» Task directions: Restate the full listing word for word and leave the pictures out.

>> Start

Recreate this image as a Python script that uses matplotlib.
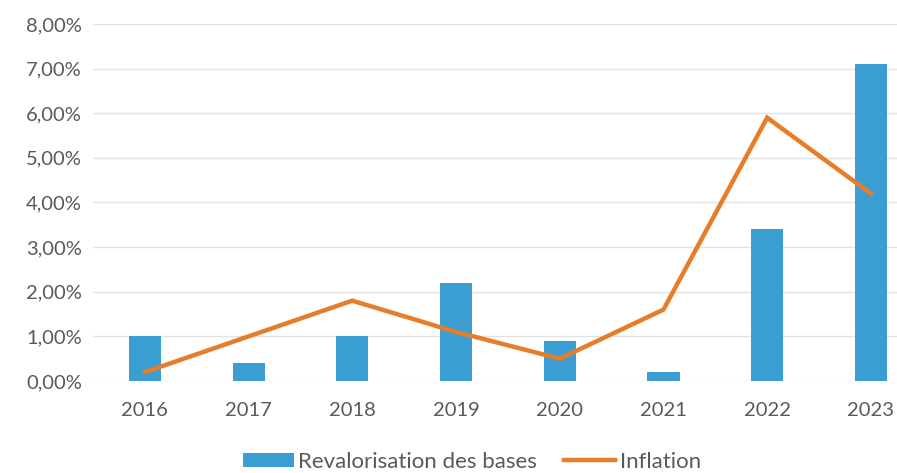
import matplotlib
matplotlib.use("Agg")
import matplotlib.pyplot as plt
from matplotlib.ticker import FuncFormatter

years = ["2016", "2017", "2018", "2019", "2020", "2021", "2022", "2023"]
revalorisation = [1.0, 0.4, 1.0, 2.2, 0.9, 0.2, 3.4, 7.1]
inflation = [0.2, 1.0, 1.8, 1.1, 0.5, 1.6, 5.9, 4.2]

plt.rcParams["font.family"] = ["Lato", "DejaVu Sans"]

fig = plt.figure(figsize=(8.97, 4.73), dpi=100)
ax = fig.add_axes([0.1037, 0.1945, 0.925, 0.7548])

x = list(range(len(years)))
bars = ax.bar(x, revalorisation, width=0.31, color="#3b9ed3",
              label="Revalorisation des bases", zorder=2)
line, = ax.plot(x, inflation, color="#e57d2a", linewidth=3.2, solid_joinstyle="miter",
                label="Inflation", zorder=3)

ax.set_xlim(-0.5, 7.5)
ax.set_ylim(0, 8)
ax.set_yticks(range(0, 9))
ax.yaxis.set_major_formatter(FuncFormatter(lambda v, p: f"{v:.2f}".replace(".", ",") + "%"))
ax.set_xticks(x)
ax.set_xticklabels(years)

for s in ax.spines.values():
    s.set_visible(False)
ax.tick_params(length=0, labelsize=14.5, colors="#595959")
ax.tick_params(axis="x", pad=15)
ax.tick_params(axis="y", pad=8)
ax.grid(axis="y", color="#e2e2e2", linewidth=1, zorder=0)
ax.set_axisbelow(True)

fig.legend([bars, line], ["Revalorisation des bases", "Inflation"],
           loc="lower center", bbox_to_anchor=(0.526, -0.04), ncol=2, frameon=False,
           fontsize=16, handlelength=2.3, handleheight=0.6, handletextpad=0.2,
           columnspacing=1.2, labelcolor="#595959")

fig.savefig("out.png", dpi=100)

>> End

» Answer to this task:
Recreate this image as a Python script that uses matplotlib.
import matplotlib
matplotlib.use("Agg")
import matplotlib.pyplot as plt
from matplotlib.ticker import FuncFormatter

years = ["2016", "2017", "2018", "2019", "2020", "2021", "2022", "2023"]
revalorisation = [1.0, 0.4, 1.0, 2.2, 0.9, 0.2, 3.4, 7.1]
inflation = [0.2, 1.0, 1.8, 1.1, 0.5, 1.6, 5.9, 4.2]

plt.rcParams["font.family"] = ["Lato", "DejaVu Sans"]

fig = plt.figure(figsize=(8.97, 4.73), dpi=100)
ax = fig.add_axes([0.1037, 0.1945, 0.925, 0.7548])

x = list(range(len(years)))
bars = ax.bar(x, revalorisation, width=0.31, color="#3b9ed3",
              label="Revalorisation des bases", zorder=2)
line, = ax.plot(x, inflation, color="#e57d2a", linewidth=3.2, solid_joinstyle="miter",
                label="Inflation", zorder=3)

ax.set_xlim(-0.5, 7.5)
ax.set_ylim(0, 8)
ax.set_yticks(range(0, 9))
ax.yaxis.set_major_formatter(FuncFormatter(lambda v, p: f"{v:.2f}".replace(".", ",") + "%"))
ax.set_xticks(x)
ax.set_xticklabels(years)

for s in ax.spines.values():
    s.set_visible(False)
ax.tick_params(length=0, labelsize=14.5, colors="#595959")
ax.tick_params(axis="x", pad=15)
ax.tick_params(axis="y", pad=8)
ax.grid(axis="y", color="#e2e2e2", linewidth=1, zorder=0)
ax.set_axisbelow(True)

fig.legend([bars, line], ["Revalorisation des bases", "Inflation"],
           loc="lower center", bbox_to_anchor=(0.526, -0.04), ncol=2, frameon=False,
           fontsize=16, handlelength=2.3, handleheight=0.6, handletextpad=0.2,
           columnspacing=1.2, labelcolor="#595959")

fig.savefig("out.png", dpi=100)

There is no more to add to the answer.